2017年11月7日火曜日

越年キーマ




「この界隈なら他にもいっぱい美味しそうなところあるよね」と言ってみても、チヨの頭の中は本石亭一択のようだった。

約1年ぶりに会う事になったのは、仕事の打ち合わせを兼ねてだったが、去年会った時、店構えと漂う香りに強く惹かれつつ入りそびれた本石亭にリベンジしようということになったのだ。

神田の細い路地の奥、ランチタイムの早い時間帯にも関わらずサラリーマンたちが店頭で並んでいた。 チヨは自転車を停め、迷わず「並ぼう」と言った。

少し待ってに入ると、こじんまりした店内は薄暗く、案内されたすぐそばの席を一瞬見落とした。
ランチタイム最盛ながらバータイムのようなムード。お店の男性2人の出で立ちもバーテンダーのそれのようだ。

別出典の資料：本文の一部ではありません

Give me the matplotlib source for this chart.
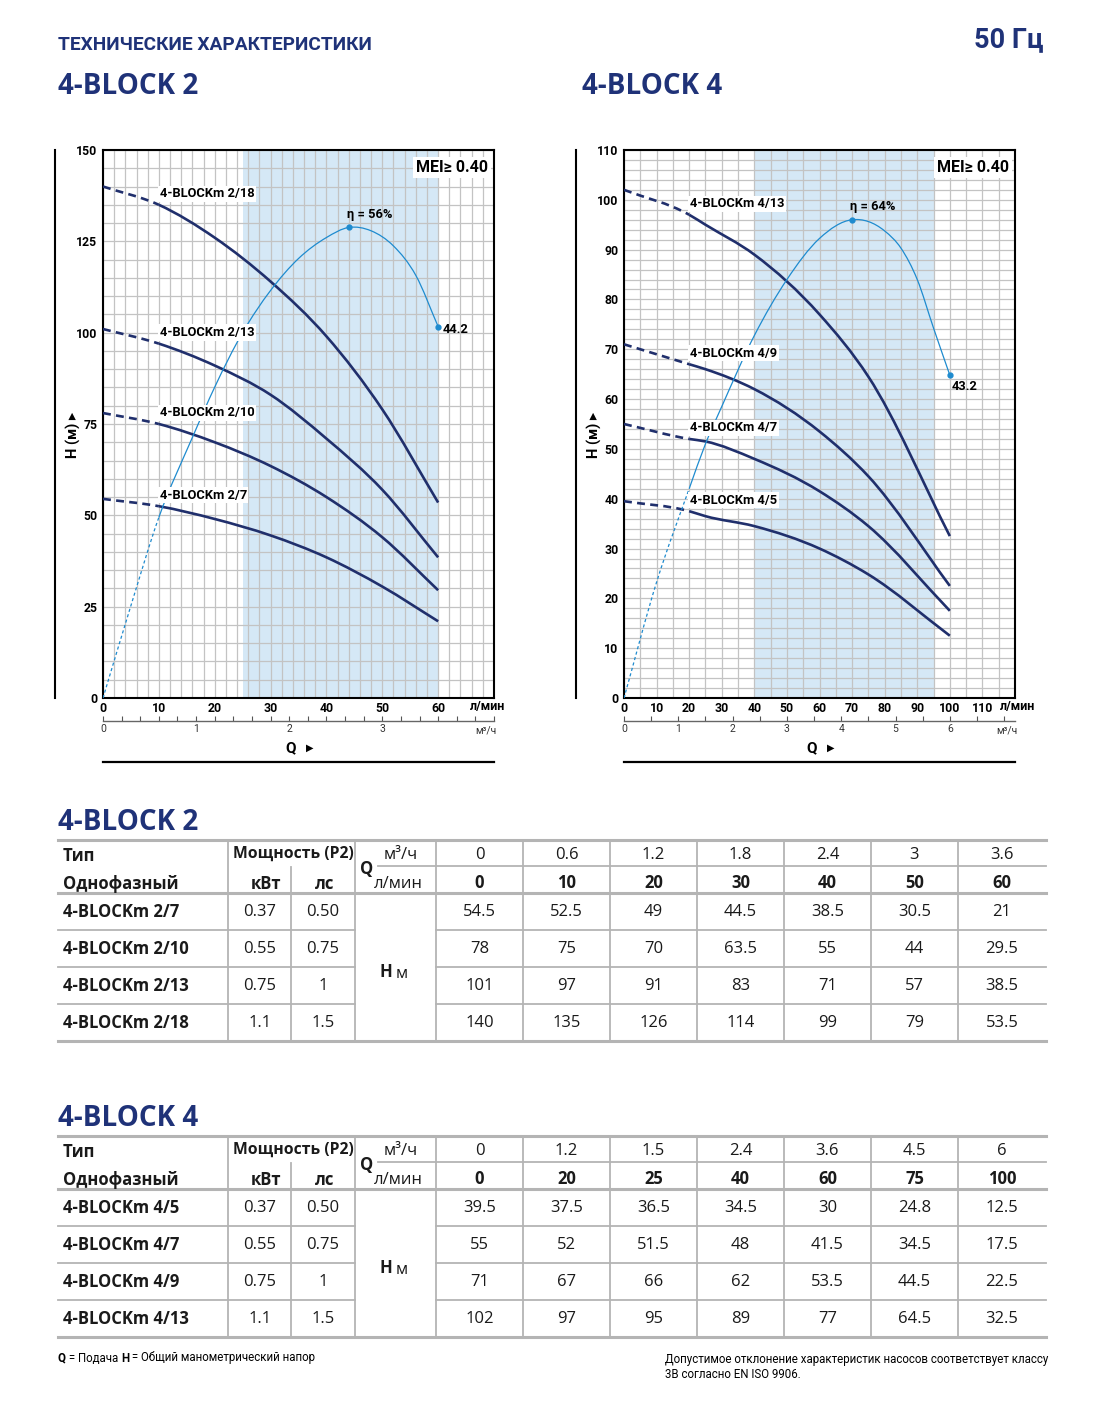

私達が頼もうとしていたキーマカレーはすでに売り切れていて、チヨは欧風カレーにビーフコロッケトッピングを私はインド風カレーに温野菜トッピングを注文した。


並ぶサラリーマンたちのお腹を満たすだけあり、雰囲気とは意外にがっつり量のあるご飯の盛り。
チヨのコロッケ付きのカレーは、どこの食べ盛り男子の飯だよという感じだった。
具も大きくゴロゴロ転がるが、ボリュームだけでなくカレー好きな人がじっくり研究しているのだろうと思う深い味わいで、隅から隅まで気を行き届かせているようなごまかしのない感じがした。
1年越しで来られた喜びも噛み締めつつ、私のインド風カレーはなかなか辛く水もまたすすんだ。


来年にかけてゆっくり進める仕事、この案件を考える度、本石亭の薄暗い店内をそよぐスパイシーな香りがよぎるに違いない。逃したキーマカレー、次こそ、多分来年、食べようと話し合った。そして私も次はコロッケをトッピングしよう。